Inspiré de faits réels et situé dans le fracas des années 1920, THE PORTER (8×60 mn) suit le parcours d’un ensemble de personnages qui se bousculent, rêvent, traversent les frontières et poursuivent leurs ambitions dans la lutte pour la libération – sur et hors des chemins de fer qui traversaient l’Amérique du Nord. C’est une histoire captivante d’autonomisation et d’idéalisme qui met en lumière le moment où les cheminots du Canada et des États-Unis se sont unis pour donner naissance au premier syndicat noir du monde.
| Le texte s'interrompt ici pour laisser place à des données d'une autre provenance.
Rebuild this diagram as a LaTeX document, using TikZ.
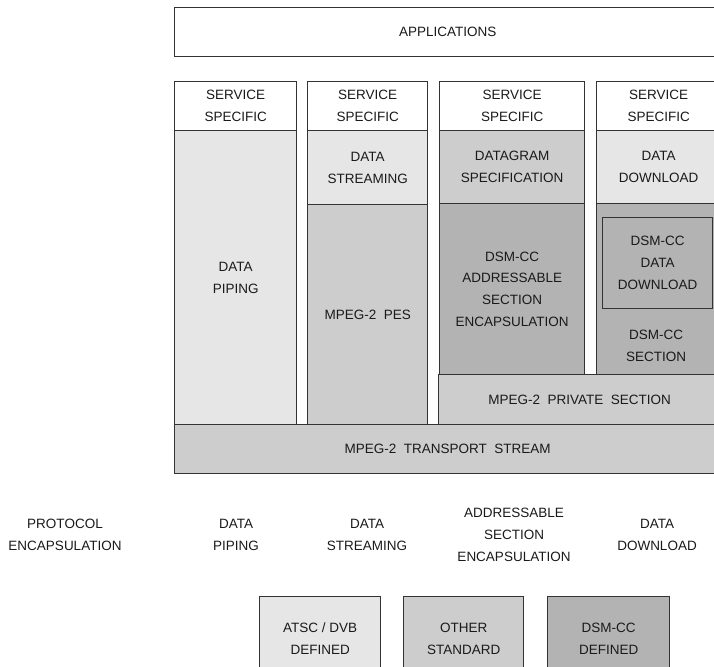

Se déroulant principalement à Montréal, Chicago et Détroit, alors que le monde se reconstruit après la Première Guerre mondiale, THE PORTER dépeint la communauté noire de Saint-Antoine, à Montréal – connue, à l’époque, comme le « Harlem du Nord ». Ils sont jeunes, doués et noirs, venus du Canada, des Caraïbes et des États-Unis par l’Underground Railroad (le chemin de fer clandestin) et la grande migration [des Afro-Américains du Sud vers le Nord], et ils se retrouvent ensemble au nord et au sud de la « ligne de couleur », à une époque où tout est possible – mais si le changement ne vient pas pour eux, ils viendront pour lui. Par tous les moyens nécessaires.

 

Série originale de CBC et BET+, produite par Inferno Pictures et Sienna Films (une société de Sphere Media), basée à Winnipeg, THE PORTER a été conçue et créée par Arnold Pinnock (Altered Carbon, Travelers) et Bruce Ramsay (19-2, Cardinal), avec Annmarie Morais (Killjoys, Ransom, American Soul), Marsha Greene (Ten Days In The Valley, Mary Kills People) et Aubrey Nealon (Snowpiercer, Cardinal), et produite par Inferno Pictures Inc. de Winnipeg et Sphere Media, une société de Sphere Media. basée à Winnipeg, et Sienna Films de Sphere Media. Morais et Greene sont showrunners et producteurs exécutifs. Charles Officer (Akilla’s Escape, Coroner) et R.T. Thorne (Blindspot, Utopia Falls) réalisent la série et sont producteurs exécutifs. Pinnock est également producteur exécutif, et Ramsay, co-producteur exécutif. Jennifer Kawaja est productrice exécutive pour Sienna Films et Ian Dimerman, producteur exécutif pour Inferno Pictures. La série est écrite par Morais, Greene, Andrew Burrows-Trotman, Priscilla White, Pinnock et Ramsay, avec Thorne participant à la salle des auteurs.

Chose lue. Anthony Guyon : Histoire des Tirailleurs Sénégalais. De l’indigène au soldat, de 1857 à nos jours, Perrin, 2022.

La première histoire globale d’un corps d’armée mythique.
Créé par décret impérial en juillet 1857, le premier bataillon de tirailleurs n’a de sénégalais que le nom : en effet, ce corps de militaires constitué au sein de l’empire colonial français regroupe en réalité toute la « force noire » – c’est-à-dire les soldats africains de couleur qui se battent pour la France.
Si les études portant sur le rôle des tirailleurs sénégalais dans les deux conflits mondiaux sont légion, rares sont les ouvrages qui retracent toute leur histoire, de la création de ce corps au XIXe siècle à sa dissolution en 1960. S’intéressant aux trajectoires collectives comme aux destins individuels (le militant Lamine Senghor, le résistant Addi Bâ ou encore le Français libre Georges Koudoukou), Anthony Guyon propose ici la première synthèse globale sur le sujet. Il revient sur les moments de gloire de cette armée – comme la défense de Reims en 1918, la bataille de Bir Hakeim en 1942 ou l’opération Anvil en 1944 –, autant que sur les tragédies qui jalonnent également son parcours (citons notamment les terribles massacres commis par la Wehrmacht à leur encontre lors de la campagne de France).
Loin des habituels clichés qui font que, aujourd’hui encore, l’iconographie dégradante incarnée par « Y’a bon Banania » demeure l’un des premiers éléments associés à l’identité des tirailleurs sénégalais, cet ouvrage à la fois complet et accessible illustre toute la complexité de leur position à mi-chemin entre les sociétés coloniales et l’autorité métropolitaine. À mettre entre toutes les mains.